Wednesday, August 16, 2006



I mentioned last week the 1947 book by Lo Duca Le Dessin Anime, for which Walt had written an introduction. I found time yesterday evening to translate that introduction. Here it is. Remember however, while reading it, that it was originally written in English, then published in French, then re-translated in English gathering aproximations with each translation.

While researching the web to find a nice picture of Walt to illustrate this post, I stumbled about this photo of him with French actor Jean Sablon which I had never seen before and which I could not resist sharing.

"In our animated features, we avoid, as much as we can, having to deal with human beings. Let Hollywood do it. We have our own kingdom in which animals and even animated objects talk, think and act like human beings, but in a more appealing way. It’s an enchanted and magical world which is suited to this new breed of poetry. But animation went beyond this limited world of art.
Can we give to animation a role in the future re-building of the world? Will it be able to sustain new ideas? How will it contribute to train new habits and features of character?
I do not pretend I know the magic spell, and I do not pretend to be a teacher or a sociologist. But, along with other men who have a deep understanding of animated cartoons, I state that this art has an impact on all of human activities.
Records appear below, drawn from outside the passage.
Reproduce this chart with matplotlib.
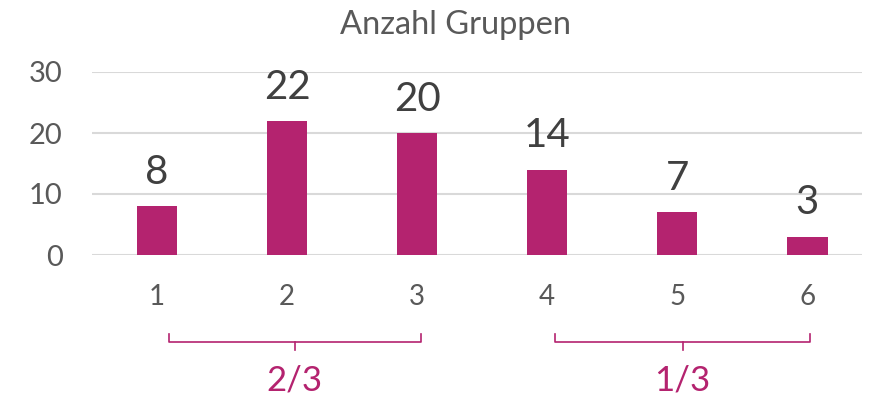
import matplotlib
matplotlib.use("Agg")
import matplotlib.pyplot as plt
import matplotlib.transforms as mtransforms

categories = ["1", "2", "3", "4", "5", "6"]
values = [8, 22, 20, 14, 7, 3]
group_labels = ["2/3", "1/3"]
group_spans = [(0, 2), (3, 5)]
yticks = [0, 10, 20, 30]

BAR = "#B4236F"
GRAY = "#595959"
DARK = "#404040"
plt.rcParams['font.family'] = ['Lato', 'DejaVu Sans']

fig = plt.figure(figsize=(8.72, 4.01), dpi=100)
ax = fig.add_axes([92/872, 1-255/401, (862-92)/872, (255-72)/401])
x = list(range(len(categories)))
ax.bar(x, values, width=0.31, color=BAR, zorder=3)
ax.set_xlim(-0.5, 5.42)
ax.set_ylim(0, 30)
ax.set_yticks(yticks)
ax.set_yticklabels([str(t) for t in yticks], fontsize=21, color=GRAY)
ax.set_xticks(x)
ax.set_xticklabels(categories, fontsize=20, color=GRAY)
ax.tick_params(axis='y', length=0, pad=21)
ax.tick_params(axis='x', length=0, pad=21)
ax.grid(axis='y', color="#D9D9D9", linewidth=1.5, zorder=0)
for s in ax.spines.values():
    s.set_visible(False)

for xi, v in zip(x, values):
    ax.annotate(str(v), (xi, v), xytext=(0, 11), textcoords='offset points',
                ha='center', va='bottom', fontsize=29, color=DARK, clip_on=False)

fig.text(455/872, 1-25/401, "Anzahl Gruppen", ha='center', va='center',
         fontsize=23.5, color=GRAY)

trans = mtransforms.blended_transform_factory(ax.transData, ax.transAxes)
ybar, ytop, ymid = -0.475, -0.43, -0.52
for (a, b), lab in zip(group_spans, group_labels):
    x0, x1 = a + 0.09 - (0.03 if a else 0), b + 0.03 - (0.01 if a else 0)
    xm = (x0 + x1) / 2
    ax.plot([x0, x0, x1, x1], [ytop, ybar, ybar, ytop], transform=trans,
            color=BAR, lw=1.2, clip_on=False)
    ax.plot([xm, xm], [ybar, ymid], transform=trans, color=BAR, lw=1.2, clip_on=False)
    ax.annotate(lab, (xm, 0), xycoords=('data', 'figure pixels'), xytext=(0, 4),
                textcoords='offset pixels', ha='center', va='bottom',
                fontsize=25, color=BAR)

fig.savefig("out.png", dpi=100)
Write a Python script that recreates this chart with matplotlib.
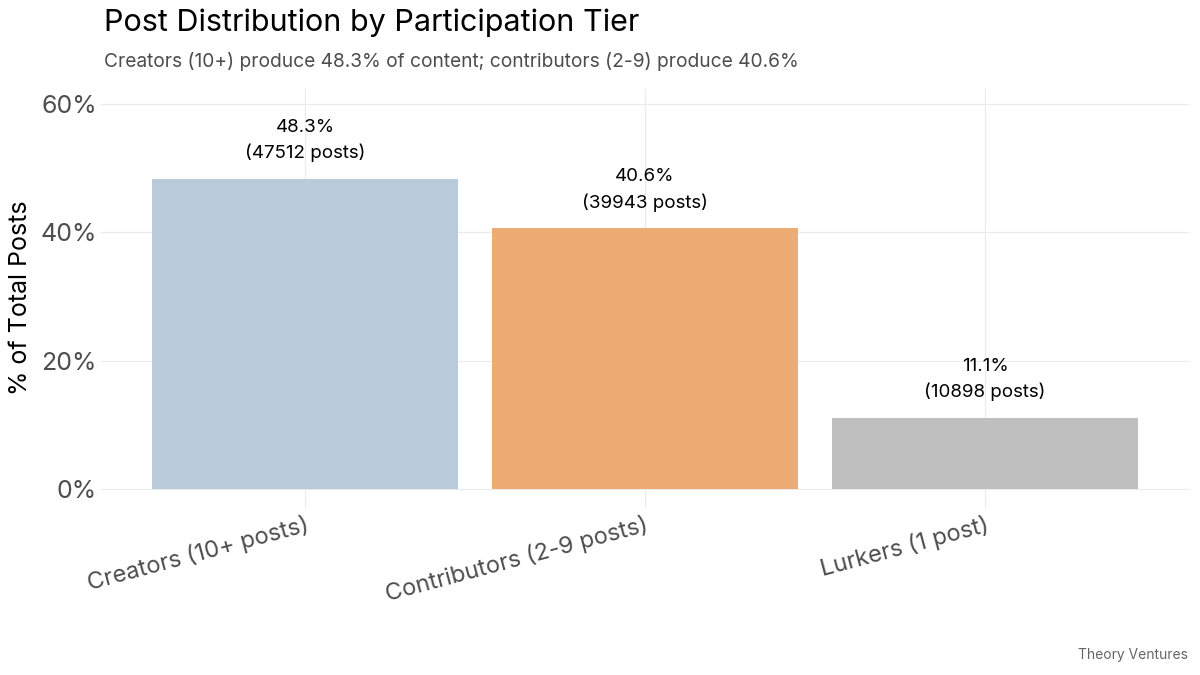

Let’s not forget that during the war, the same people that had created Snow White, Bambi, Fantasia, The Three Caballeros and even Donald Duck, tackled technical matters, their work being controlled by strategists and tacticians. We discovered that way a teaching tool of such value that it could be used for other goals.
It is without a doubt that in the mind of the teachers of the future animation will be one of the most flexible and stimulating tools for teaching. It will be enough to know how to use it.
One of the key tasks for animation today is to help inserting again into a normal and productive life millions of men and women whose life was hurt by the war. They have to be trained and taught once again.
I can imagine the ideal training movie as a reel that would link one man’s work to each phase of his life, or, even better, that would combine the different aspects of his life like mind and body.; his personal safety or his family’s safety, his home and his country, or even his sense of human friendship. Such a movie – or such a series of movies – would have to include facts of every day life: food, love, play, rest, meditation or laughter.
When such a man will have “awaken”, ready for a true social life, he will decide to improve himself in his work. As a physicist, a plumber or an engineer, he will have access to the movies that will allow him to move forward in his specialty. Migrations of people, structure of societies, philosophical principles, mathematical knowledge, sea streams, new laws of electronics will be explained on film and will become clear to everyone. Every technical problem can therefore be overcome. But one has to be able to use rationally this new principle.
Animation goes beyond borders. Cartoons speak all languages. What we create in the US can be shown in France or in Germany, in India or in Japan, through the world of children and adults. That’s where both artistic cartoons and educational cartoons find their meaning.

The word of animation is the world of our imagination, a world in which the sun, the moon, the stars and all the living things are run by us. We harvest a small character in our imagination and, if he disobeys us, we erase him with a rubber. Our tools are those that the mind can imagine and that the hand can draw, the whole of human experience: the real world of war and peace and the world of dreams, color, music, sound, and most of all movement. It’s a fascinating activity, but to explain it we have to mention pegs and exposure-sheets, frames and sketches, time spent in the sweatbox and acoustic tempos. The history of animated cartoons is in itself of huge web of intertwined data."